The kitchen’s eclecticism didn’t always endear the place to my tablemates, and I suspect it doesn’t make things easy for the staff, which one minute is the epitome of formality, the next warm and chatty. You can count on your table’s being swept free of crumbs before dessert; you might also go for long stretches without being able to summon your server. Management has instructed staff to set down each diner’s plate for each course at the very same time—the kind of touch that Michelin-striving restaurants adopt. But sometimes the plates end up in front of the wrong diner. Or never turn up at all.

I never did get the mascarpone nougat I ordered. But I did luxuriate in a supremely smooth pot de crème, a chocolate sorbet with the intensity of a chocolate extract, and an unorthodox Key-lime pie nearly as fluffy as one of Frigerio’s foams.

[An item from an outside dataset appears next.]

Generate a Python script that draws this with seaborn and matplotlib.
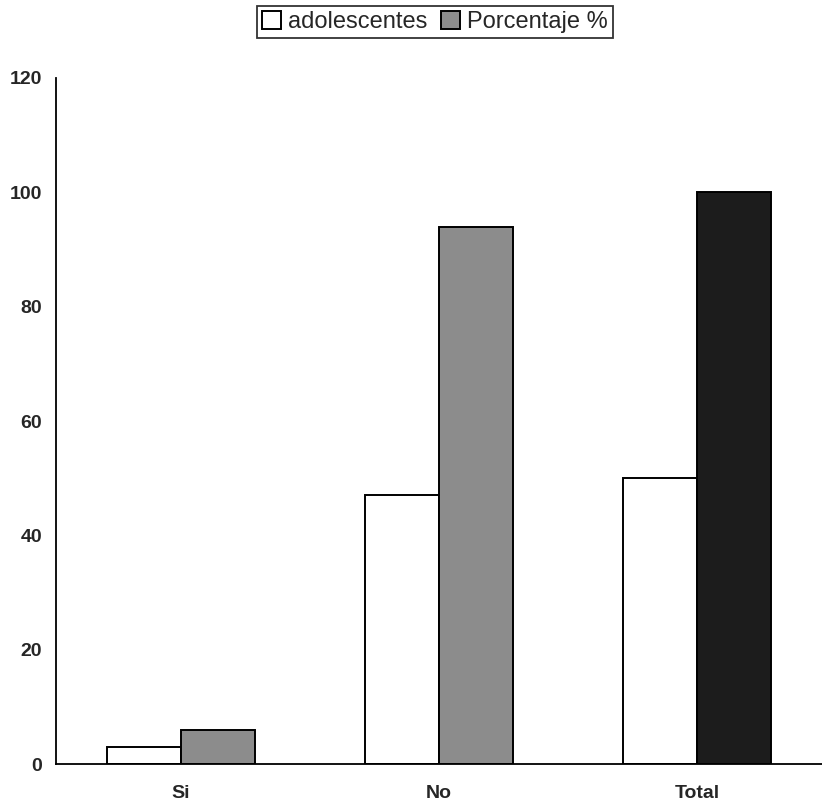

Like much of what precedes it, these desserts leave you floating, not bloated. Also, like much of what precedes it, what at first seems scattershot—a collection of dishes—begins to look purposeful and coherent:  a virtuoso display of his mastery of soft, creamy textures.

The hostess and staff, the patrons, even Frigerio might not always know what Mio is supposed to be. Sometimes, though, the most rewarding restaurant isn’t the established force, the known quantity. It’s the restaurant in the throes of revolution, just beginning to figure out what it wants to be.